In 1959 Sachs spent eight weeks in Budapest on a research visit. At that time he was able to have discussions with many leading mathematicians, many working on topics related to the work he was undertaking for his habilitation thesis. He met, and had discussions with, Paul Erdős, Rosa Péter, Paul Turán, Alfred Rényi, László Rédei, György Hajós (1912-1972), Béla Szökefalvi-Nagy (1913-1998) and Tibor Gallai (1912-1992). Gallai, who had been a student of Dénes Konig, worked on combinatorics and graph theory. He was a particularly strong influence on Sachs. Of his visit to Budapest, Sachs wrote [6]:-
I came as a young, unknown assistant, and got in touch with everyone quickly. We sat in a cafe and started mathematical discussions. I had never experienced such open-mindedness towards a young man. In Budapest, I received significant impetus. It was a short period of time, but when I came back, I knew which direction my habilitation thesis should take. From Gallai I had received many suggestions, his way of thinking fitted in with mine.
Sachs habilitated at the Martin Luther University of Halle in the spring of 1963 and, immediately, was offered a professorship at the Technical University of Ilmenau. He said [6]:-
I did not originally intend to stay in Ilmenau. So far, my studies and my professional life, had moved on every five years. In 1968-69 I also got offers from Berlin, Dresden and Halle - I rejected them all. Something had gone wrong with Halle before that: Grötzsch had insisted on me being offered his chair in 1967 when he retired, but then people who I do not know put a stop to it. I was not really angry: Halle had such a chemical-polluted atmosphere, and here in Ilmenau there was such wonderfully pure air that I did not want to go back to Halle: my wife and I were happy to have the forest and the mountains around us.
A summary of his mathematical works is given in [2]:-
The 'Zentralblatt' lists 105 scientific publications, 62 of them single authored, constituting Sachs' excellent reputation as a mathematician. Many of his papers deal with algebraic properties of graphs like for example the spectrum of their adjacency matrices; in fact, the best known one is perhaps the monograph 'Spectra of Graphs' (1980) with D M Cvetkovi and M Doob. His textbook 'Einführung in die Theorie der endlichen Graphen' in two volumes (1970) was one of the very few comprehensive presentations of the state of the art in graph theory those days and a valuable source of inspiration for many researchers.
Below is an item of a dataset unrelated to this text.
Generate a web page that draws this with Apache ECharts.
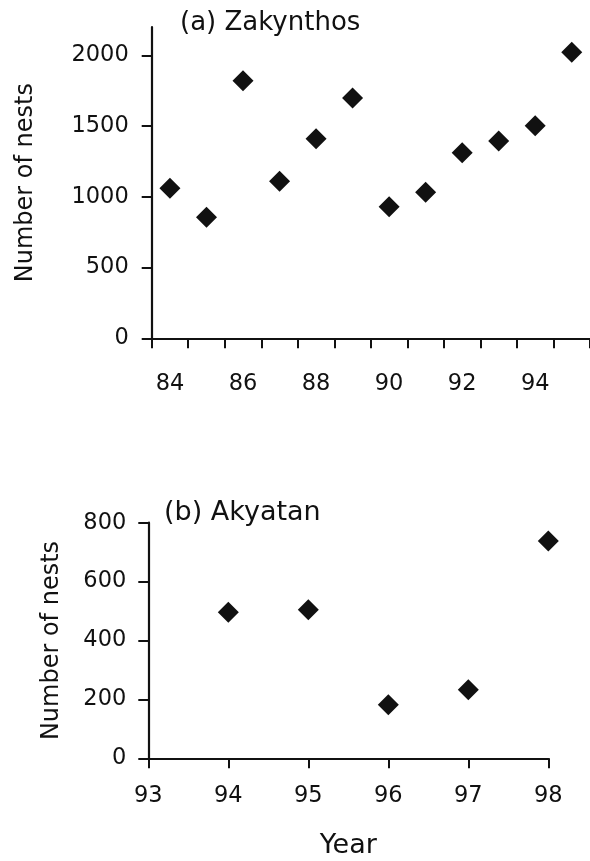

Apart from pure mathematics, Sachs successfully cooperated with chemists (where he worked out interesting connections to graph theory) and physicists, and was interested in the history of mathematics.
In the review [3] of the first of the books mentioned in the above quote, Ron Graham writes:-
The field of graph theory (and, more generally, combinatorics) is currently undergoing a remarkable period of growth and development. This is no doubt owing in large part to the increased awareness of the wide applicability of the concepts, techniques, and results of graph theory, not only to traditional areas of mathematics but also to other scientific disciplines such as chemistry, physics, the social sciences, and especially computer science. As a mark of this maturation, it will be essential that graph theory develop a closer symbiosis with more classical areas of mathematics. This volume is an excellent compendium of this kind of development, focusing on the rich interplay between graph theory and linear algebra. ... The authors are to be commended for having produced this scholarly and timely book.
Willy Moser, reviewing the second mentioned two-volume textbook writes in a review:-
The choice of material from introductory to substantial and current ensures that this book will appeal to a large class of mathematicians and students. Indeed, these two volumes may well be the text and reference book for many years in those areas of finite graph theory that the author has chosen to illuminate with his considerable expository skills.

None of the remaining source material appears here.